OpenBMB / MiniCPM-V

MiniCPM-V 2.6: A GPT-4V Level MLLM for Single Image, Multi Image and Video on Your Phone
Apache License 2.0
12.78k stars 893 forks source link

[BUG] finetune/dataset.py | TypeError:无法根据规则“same_kind”将数组数据从 dtype('float64') 转换为 dtype('int32') #167

Closed rover5056 closed 6 months ago

rover5056 commented 6 months ago

是否已有关于该错误的issue或讨论? | Is there an existing issue / discussion for this?

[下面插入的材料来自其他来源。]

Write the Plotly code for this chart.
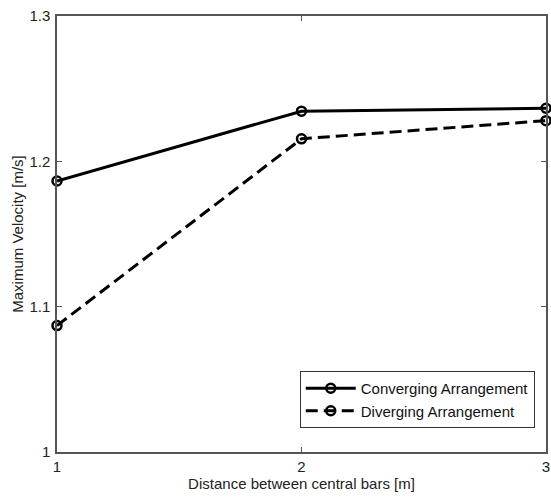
import plotly.graph_objects as go

distance = [1, 2, 3]
converging = [1.1865, 1.2345, 1.2365]
diverging = [1.087, 1.2155, 1.228]
y_ticks = [1.0, 1.1, 1.2, 1.3]
y_tick_labels = ["1", "1.1", "1.2", "1.3"]
x_ticks = [1, 2, 3]
x_tick_labels = ["1", "2", "3"]

fig = go.Figure()
fig.add_trace(go.Scatter(
    x=distance, y=converging, mode="lines+markers", name="Converging Arrangement",
    line=dict(color="black", width=3),
    marker=dict(symbol="circle-open", size=9, color="black", line=dict(width=2.5)),
    cliponaxis=False,
))
fig.add_trace(go.Scatter(
    x=distance, y=diverging, mode="lines+markers", name="Diverging Arrangement",
    line=dict(color="black", width=3, dash="12px,6px"),
    marker=dict(symbol="circle-open", size=9, color="black", line=dict(width=2.5)),
    cliponaxis=False,
))

axis_common = dict(
    showgrid=False, zeroline=False, showline=True, linecolor="#555555", linewidth=1.5,
    mirror="ticks", ticks="inside", ticklen=5, tickcolor="#555555", tickwidth=1,
    tickfont=dict(family="Liberation Sans, Arial", size=15, color="#222222"),
    automargin=False,
)

fig.update_layout(
    width=551, height=497,
    margin=dict(l=57, r=5, t=16, b=45),
    paper_bgcolor="white", plot_bgcolor="white",
    font=dict(family="Liberation Sans, Arial", size=15, color="#222222"),
    xaxis=dict(range=[1, 3], tickvals=x_ticks, ticktext=x_tick_labels,
               ticklabelstandoff=0,
               title=dict(text="Distance between central bars [m]", standoff=0,
                          font=dict(size=15)), **axis_common),
    yaxis=dict(range=[1, 1.3], tickvals=y_ticks, ticktext=y_tick_labels,
               ticklabelstandoff=2,
               title=dict(text="Maximum Velocity [m/s]", standoff=2,
                          font=dict(size=15)), **axis_common),
    legend=dict(x=0.977, y=0.055, xanchor="right", yanchor="bottom",
                bgcolor="white", bordercolor="#333333", borderwidth=1,
                itemwidth=50,
                font=dict(size=15, color="#111111"), tracegroupgap=0),
    showlegend=True,
)

# remove the browser's default 8px body margin so the figure fills the window exactly
fig.write_html(
    "out.html",
    config={"displayModeBar": False},
    post_script="document.body.style.margin='0';document.body.style.overflow='hidden';",
)
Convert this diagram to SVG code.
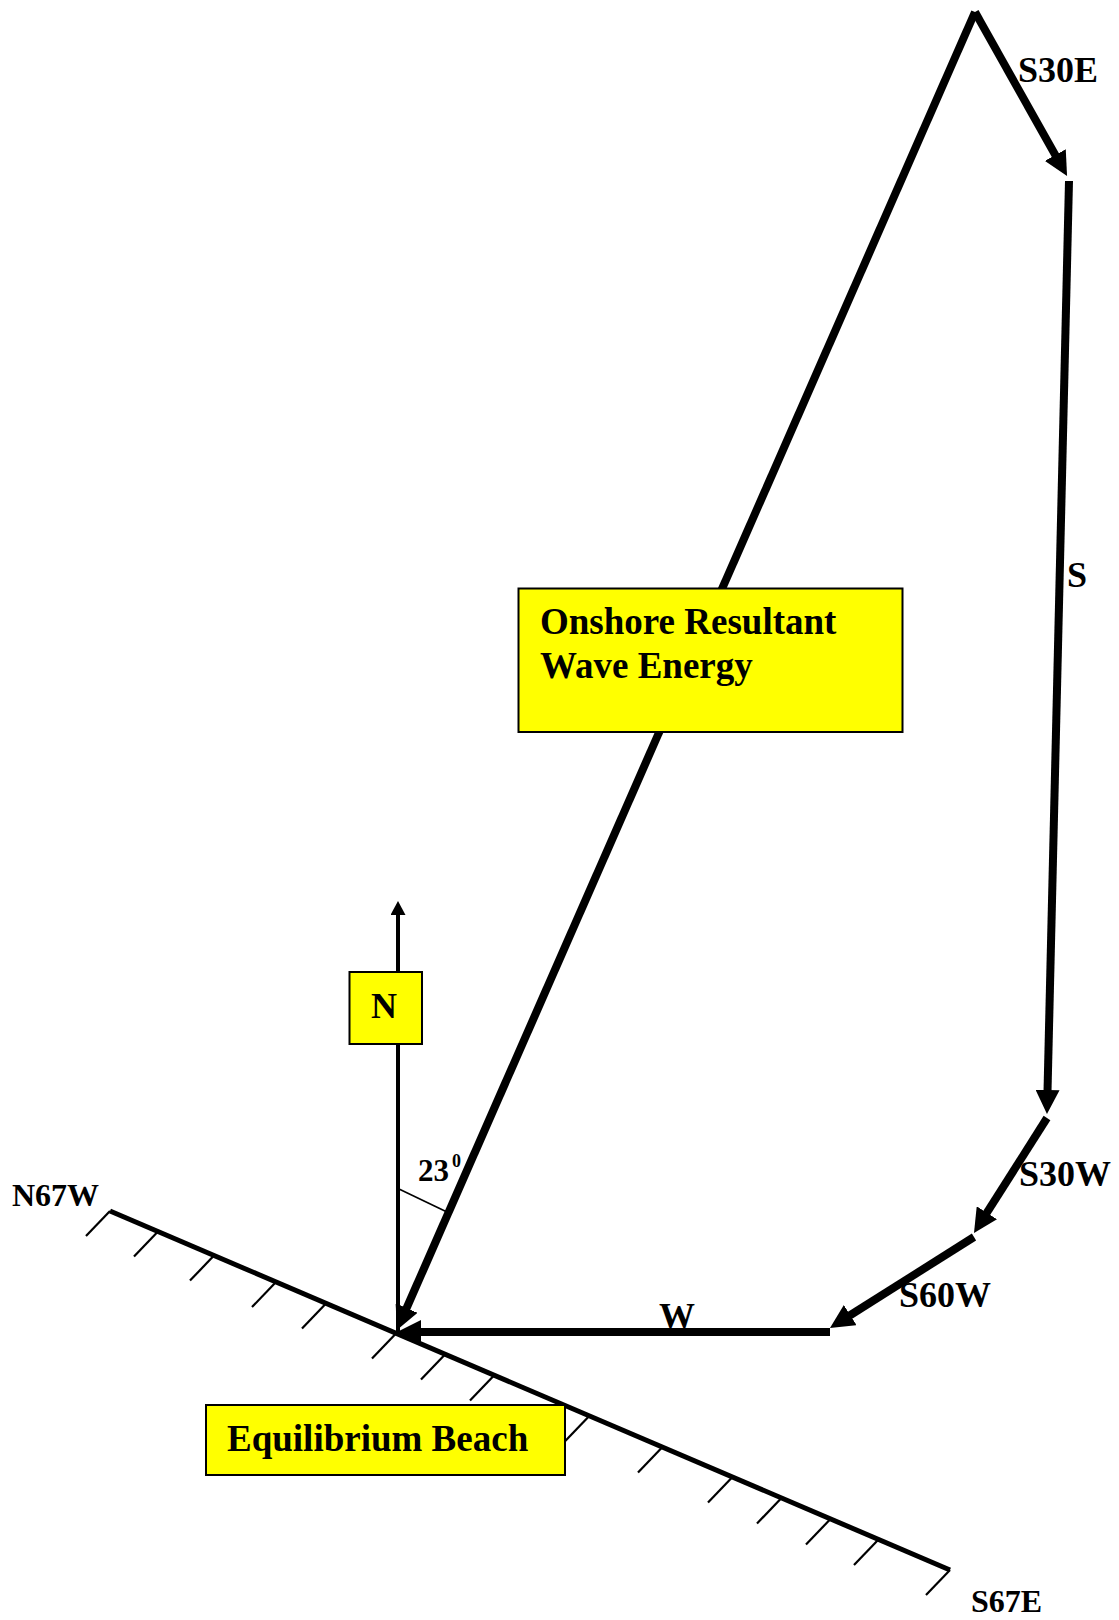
<svg xmlns="http://www.w3.org/2000/svg" width="1119" height="1620" viewBox="0 0 1119 1620">
<style>
.t{font-family:"Liberation Serif","Times New Roman",serif;font-weight:bold;fill:#000}
.heavy{stroke:#000;stroke-width:8;fill:none;marker-end:url(#ah)}
.thin{stroke:#000;stroke-width:4;fill:none}
.hatch{stroke:#000;stroke-width:2.2;fill:none}
.box{fill:#FFFF00;stroke:#000;stroke-width:2}
</style>
<defs>
<marker id="ah" viewBox="0 0 24 24" refX="10" refY="12" markerWidth="24" markerHeight="24" markerUnits="userSpaceOnUse" orient="auto"><path d="M0,0 L24,12 L0,24 z" fill="#000"/></marker>
<marker id="ahThin" viewBox="0 0 14 15" refX="7" refY="7.5" markerWidth="14" markerHeight="15" markerUnits="userSpaceOnUse" orient="auto"><path d="M0,0 L14,7.5 L0,15 z" fill="#000"/></marker>
</defs>
<rect width="1119" height="1620" fill="#fff"/>

<g id="shoreline">
<line x1="110" y1="1211" x2="950" y2="1570" stroke="#000" stroke-width="5"/>
<g class="hatch">
<line x1="110" y1="1211" x2="86" y2="1236"/>
<line x1="158" y1="1231.6" x2="134" y2="1256.6"/>
<line x1="214" y1="1255.6" x2="190" y2="1280.6"/>
<line x1="276" y1="1282.1" x2="252" y2="1307.1"/>
<line x1="326" y1="1303.5" x2="302" y2="1328.5"/>
<line x1="396" y1="1333.5" x2="372" y2="1358.5"/>
<line x1="445" y1="1354.5" x2="421" y2="1379.5"/>
<line x1="494" y1="1375.5" x2="470" y2="1400.5"/>
<line x1="589" y1="1416.2" x2="565" y2="1441.2"/>
<line x1="662" y1="1447.5" x2="638" y2="1472.5"/>
<line x1="732" y1="1477.5" x2="708" y2="1502.5"/>
<line x1="781" y1="1498.5" x2="757" y2="1523.5"/>
<line x1="830" y1="1519.5" x2="806" y2="1544.5"/>
<line x1="878" y1="1540" x2="854" y2="1565"/>
<line x1="950" y1="1570" x2="926" y2="1595"/>
</g>
</g>

<g id="connectors">
<line class="thin" x1="398" y1="1332" x2="398" y2="908" marker-end="url(#ahThin)"/>
<line x1="399" y1="1189" x2="447" y2="1212" stroke="#000" stroke-width="1.6"/>
<line class="heavy" x1="975" y1="12" x2="402.6" y2="1317.2"/>
<line class="heavy" x1="975" y1="12" x2="1060.2" y2="163.8"/>
<line class="heavy" x1="1069" y1="181" x2="1047.3" y2="1100"/>
<line class="heavy" x1="1047" y1="1118" x2="981.5" y2="1221.2"/>
<line class="heavy" x1="974" y1="1237" x2="841.8" y2="1320.5"/>
<line class="heavy" x1="830" y1="1332" x2="411" y2="1332"/>
</g>

<g id="labels">
<text class="t" x="1018" y="82" font-size="36">S30E</text>
<text class="t" x="1067" y="587" font-size="36">S</text>
<text class="t" x="1019" y="1186" font-size="36">S30W</text>
<text class="t" x="899" y="1307" font-size="36">S60W</text>
<text class="t" x="659" y="1328" font-size="36">W</text>
<text class="t" x="12" y="1206" font-size="32">N67W</text>
<text class="t" x="971" y="1612" font-size="32">S67E</text>
<text class="t" x="418" y="1181" font-size="31">23</text>
<text class="t" x="452" y="1167" font-size="18">0</text>
</g>

<g id="node-onshore">
<rect class="box" x="518.5" y="588.5" width="384" height="143.5"/>
<text class="t" x="540" y="634" font-size="37">Onshore Resultant</text>
<text class="t" x="540" y="677.5" font-size="37">Wave Energy</text>
</g>

<g id="node-north">
<rect class="box" x="349.5" y="972" width="72.5" height="72"/>
<text class="t" x="371" y="1018" font-size="36">N</text>
</g>

<g id="node-beach">
<rect class="box" x="206" y="1405" width="359" height="70"/>
<text class="t" x="227" y="1451" font-size="37">Equilibrium Beach</text>
</g>
</svg>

该问题是否在FAQ中有解答? | Is there an existing answer for this in FAQ?

当前行为 | Current Behavior

dataset.py

ids = torch.from_numpy(np.hstack(input_ids, dtype=np.int32)) 这里直接转换类型会报错

手动在 input_ids.append(prefix_ids) 之前把 prefix_ids 转一下就可以。。 prefix_ids = np.array(prefix_ids,dtype=np.int32) message_ids = np.array(message_ids,dtype=np.int32) 辛苦看看是不是 bug

期望行为 | Expected Behavior

No response

复现方法 | Steps To Reproduce

No response

运行环境 | Environment

- OS:
- Python:
- Transformers:
- PyTorch:
- CUDA (`python -c 'import torch; print(torch.version.cuda)'`):

备注 | Anything else?

No response

YuzaChongyi commented 6 months ago

之前有一个类似的 https://github.com/OpenBMB/MiniCPM-V/issues/113, 是训练数据出现了空消息,这个时候 input_ids, 中会包含一个 [] 导致该报错,你可以检查一下训练数据是否出现了空的字段。